[Objective]
Scan the records for the string "this"; copy each line where it occurs.
# start of Extracted data
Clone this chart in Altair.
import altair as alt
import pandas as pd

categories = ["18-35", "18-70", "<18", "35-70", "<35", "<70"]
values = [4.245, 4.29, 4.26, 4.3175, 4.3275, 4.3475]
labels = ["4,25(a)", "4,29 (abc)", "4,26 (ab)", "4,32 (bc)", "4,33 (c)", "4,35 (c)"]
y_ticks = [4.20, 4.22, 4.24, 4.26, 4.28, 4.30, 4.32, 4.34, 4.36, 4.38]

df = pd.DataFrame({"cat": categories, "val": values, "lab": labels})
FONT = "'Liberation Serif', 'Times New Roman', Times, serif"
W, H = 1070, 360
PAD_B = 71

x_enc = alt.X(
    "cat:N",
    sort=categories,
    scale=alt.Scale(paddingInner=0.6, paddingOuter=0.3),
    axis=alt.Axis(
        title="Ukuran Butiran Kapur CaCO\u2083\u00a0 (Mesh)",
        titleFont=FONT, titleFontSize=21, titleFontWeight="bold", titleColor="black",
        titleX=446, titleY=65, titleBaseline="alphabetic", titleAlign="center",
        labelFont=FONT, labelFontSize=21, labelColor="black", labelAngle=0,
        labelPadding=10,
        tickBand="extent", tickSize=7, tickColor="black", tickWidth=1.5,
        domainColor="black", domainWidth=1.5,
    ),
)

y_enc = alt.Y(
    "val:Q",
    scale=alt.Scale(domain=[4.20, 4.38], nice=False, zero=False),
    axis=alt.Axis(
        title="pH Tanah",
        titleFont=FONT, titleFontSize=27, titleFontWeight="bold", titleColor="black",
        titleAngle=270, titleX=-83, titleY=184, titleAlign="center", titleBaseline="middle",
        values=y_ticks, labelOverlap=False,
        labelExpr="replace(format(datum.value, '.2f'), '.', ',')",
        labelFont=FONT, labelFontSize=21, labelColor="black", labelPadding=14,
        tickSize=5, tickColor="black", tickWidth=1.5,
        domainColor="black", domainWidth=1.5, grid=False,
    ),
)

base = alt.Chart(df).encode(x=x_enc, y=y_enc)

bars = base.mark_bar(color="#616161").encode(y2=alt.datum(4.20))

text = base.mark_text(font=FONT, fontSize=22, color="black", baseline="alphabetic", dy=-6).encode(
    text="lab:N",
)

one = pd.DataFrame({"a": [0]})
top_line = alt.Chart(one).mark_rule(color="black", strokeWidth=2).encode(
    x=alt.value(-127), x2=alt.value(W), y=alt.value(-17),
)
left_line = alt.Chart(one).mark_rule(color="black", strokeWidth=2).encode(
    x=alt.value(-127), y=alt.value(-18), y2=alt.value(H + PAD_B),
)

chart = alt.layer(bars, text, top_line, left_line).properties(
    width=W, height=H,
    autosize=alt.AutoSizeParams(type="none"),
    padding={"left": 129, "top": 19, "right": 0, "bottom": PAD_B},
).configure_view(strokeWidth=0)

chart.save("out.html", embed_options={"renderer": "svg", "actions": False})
# end of Extracted data
# start of Extracted data
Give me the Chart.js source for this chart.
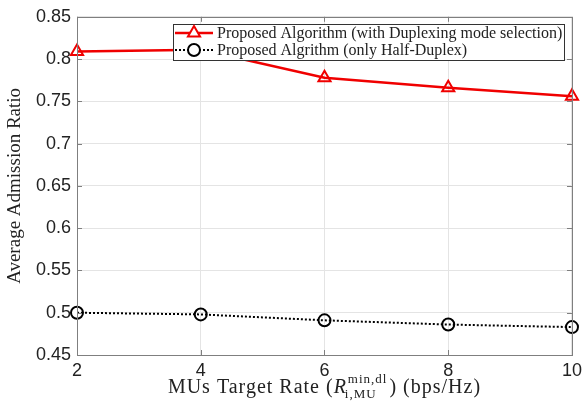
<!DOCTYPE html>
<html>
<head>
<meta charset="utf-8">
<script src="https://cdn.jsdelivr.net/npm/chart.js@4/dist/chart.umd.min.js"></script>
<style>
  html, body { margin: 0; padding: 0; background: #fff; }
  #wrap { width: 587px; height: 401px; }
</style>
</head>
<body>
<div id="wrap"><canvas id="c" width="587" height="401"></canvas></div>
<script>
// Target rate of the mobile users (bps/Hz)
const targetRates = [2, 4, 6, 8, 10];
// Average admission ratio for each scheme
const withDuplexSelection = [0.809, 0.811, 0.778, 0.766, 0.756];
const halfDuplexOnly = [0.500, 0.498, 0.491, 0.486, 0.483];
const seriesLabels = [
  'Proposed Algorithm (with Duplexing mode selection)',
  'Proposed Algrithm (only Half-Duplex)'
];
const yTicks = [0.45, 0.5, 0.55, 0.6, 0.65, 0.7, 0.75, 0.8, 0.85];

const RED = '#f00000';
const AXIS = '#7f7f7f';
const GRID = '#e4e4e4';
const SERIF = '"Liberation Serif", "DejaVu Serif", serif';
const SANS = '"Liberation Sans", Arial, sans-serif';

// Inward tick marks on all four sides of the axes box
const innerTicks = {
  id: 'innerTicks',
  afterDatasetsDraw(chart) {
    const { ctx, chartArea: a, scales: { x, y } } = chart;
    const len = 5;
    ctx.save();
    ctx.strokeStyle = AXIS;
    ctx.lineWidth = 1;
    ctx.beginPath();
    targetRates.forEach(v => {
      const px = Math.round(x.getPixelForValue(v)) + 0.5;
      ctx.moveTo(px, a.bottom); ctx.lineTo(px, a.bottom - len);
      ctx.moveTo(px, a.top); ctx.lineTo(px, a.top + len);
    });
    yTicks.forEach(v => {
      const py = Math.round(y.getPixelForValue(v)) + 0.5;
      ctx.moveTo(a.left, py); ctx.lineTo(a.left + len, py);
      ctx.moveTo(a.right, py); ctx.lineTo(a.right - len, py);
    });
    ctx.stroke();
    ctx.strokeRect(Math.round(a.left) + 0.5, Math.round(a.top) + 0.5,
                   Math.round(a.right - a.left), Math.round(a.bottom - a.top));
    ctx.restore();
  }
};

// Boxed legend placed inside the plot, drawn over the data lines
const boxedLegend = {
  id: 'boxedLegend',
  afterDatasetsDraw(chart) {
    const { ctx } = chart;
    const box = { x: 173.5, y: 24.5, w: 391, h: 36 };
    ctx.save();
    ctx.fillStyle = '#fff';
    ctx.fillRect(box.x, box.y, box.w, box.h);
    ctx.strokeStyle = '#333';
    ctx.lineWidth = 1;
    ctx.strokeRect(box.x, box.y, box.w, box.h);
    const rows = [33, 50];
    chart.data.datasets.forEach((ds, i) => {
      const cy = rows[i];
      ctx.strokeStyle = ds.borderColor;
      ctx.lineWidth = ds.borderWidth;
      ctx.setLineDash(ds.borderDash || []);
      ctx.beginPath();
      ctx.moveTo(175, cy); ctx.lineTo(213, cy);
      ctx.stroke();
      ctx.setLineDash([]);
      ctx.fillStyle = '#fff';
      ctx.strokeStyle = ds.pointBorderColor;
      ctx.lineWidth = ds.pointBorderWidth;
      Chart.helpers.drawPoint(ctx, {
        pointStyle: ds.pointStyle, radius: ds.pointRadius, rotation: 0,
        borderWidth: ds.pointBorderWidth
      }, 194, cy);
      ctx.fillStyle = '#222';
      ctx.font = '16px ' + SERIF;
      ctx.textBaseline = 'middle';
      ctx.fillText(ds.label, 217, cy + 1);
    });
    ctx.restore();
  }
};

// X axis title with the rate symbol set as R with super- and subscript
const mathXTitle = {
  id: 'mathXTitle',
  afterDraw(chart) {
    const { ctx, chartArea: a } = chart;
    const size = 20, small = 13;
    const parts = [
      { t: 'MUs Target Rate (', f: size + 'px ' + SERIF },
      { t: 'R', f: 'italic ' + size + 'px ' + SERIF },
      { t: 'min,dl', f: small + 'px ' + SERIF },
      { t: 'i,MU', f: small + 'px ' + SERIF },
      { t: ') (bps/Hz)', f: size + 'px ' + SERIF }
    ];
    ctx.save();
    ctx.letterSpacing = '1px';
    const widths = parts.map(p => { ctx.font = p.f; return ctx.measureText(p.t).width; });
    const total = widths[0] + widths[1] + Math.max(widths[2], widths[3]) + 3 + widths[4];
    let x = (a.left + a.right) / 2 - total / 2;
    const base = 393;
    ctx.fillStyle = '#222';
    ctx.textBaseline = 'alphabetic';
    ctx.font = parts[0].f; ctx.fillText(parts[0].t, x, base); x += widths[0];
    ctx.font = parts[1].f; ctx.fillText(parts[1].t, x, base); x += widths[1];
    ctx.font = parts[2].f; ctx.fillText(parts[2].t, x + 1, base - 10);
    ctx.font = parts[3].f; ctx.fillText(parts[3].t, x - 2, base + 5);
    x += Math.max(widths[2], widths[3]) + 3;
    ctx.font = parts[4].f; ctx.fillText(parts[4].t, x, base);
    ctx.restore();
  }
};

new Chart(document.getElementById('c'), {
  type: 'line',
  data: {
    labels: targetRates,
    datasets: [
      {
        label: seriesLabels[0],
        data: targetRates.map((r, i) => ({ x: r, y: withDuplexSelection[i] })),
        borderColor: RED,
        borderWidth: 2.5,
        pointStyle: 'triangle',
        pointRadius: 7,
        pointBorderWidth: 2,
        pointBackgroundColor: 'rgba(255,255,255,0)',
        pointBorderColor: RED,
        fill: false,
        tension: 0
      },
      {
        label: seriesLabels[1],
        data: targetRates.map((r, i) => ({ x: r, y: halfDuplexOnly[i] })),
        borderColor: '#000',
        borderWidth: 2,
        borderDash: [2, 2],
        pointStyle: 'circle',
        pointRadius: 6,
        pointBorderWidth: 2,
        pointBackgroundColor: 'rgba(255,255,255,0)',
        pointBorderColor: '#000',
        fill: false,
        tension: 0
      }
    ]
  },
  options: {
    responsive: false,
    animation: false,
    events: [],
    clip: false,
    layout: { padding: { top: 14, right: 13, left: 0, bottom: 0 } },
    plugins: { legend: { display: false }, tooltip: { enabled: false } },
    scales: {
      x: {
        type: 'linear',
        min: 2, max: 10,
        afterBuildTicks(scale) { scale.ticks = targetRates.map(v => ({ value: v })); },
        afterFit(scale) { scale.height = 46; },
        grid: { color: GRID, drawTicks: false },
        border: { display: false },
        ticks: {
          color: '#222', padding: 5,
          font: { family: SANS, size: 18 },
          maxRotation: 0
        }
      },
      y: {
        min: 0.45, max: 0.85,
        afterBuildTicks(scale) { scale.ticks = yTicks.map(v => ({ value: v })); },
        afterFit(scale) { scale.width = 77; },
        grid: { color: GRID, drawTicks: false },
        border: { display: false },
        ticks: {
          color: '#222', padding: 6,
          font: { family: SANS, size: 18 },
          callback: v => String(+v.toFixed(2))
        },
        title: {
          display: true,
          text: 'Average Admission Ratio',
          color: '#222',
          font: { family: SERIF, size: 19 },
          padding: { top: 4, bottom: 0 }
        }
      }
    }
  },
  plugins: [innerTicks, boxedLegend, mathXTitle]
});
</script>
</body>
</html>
# end of Extracted data
[Completed exercise]
Clone this chart in Altair.
Give me the Chart.js source for this chart.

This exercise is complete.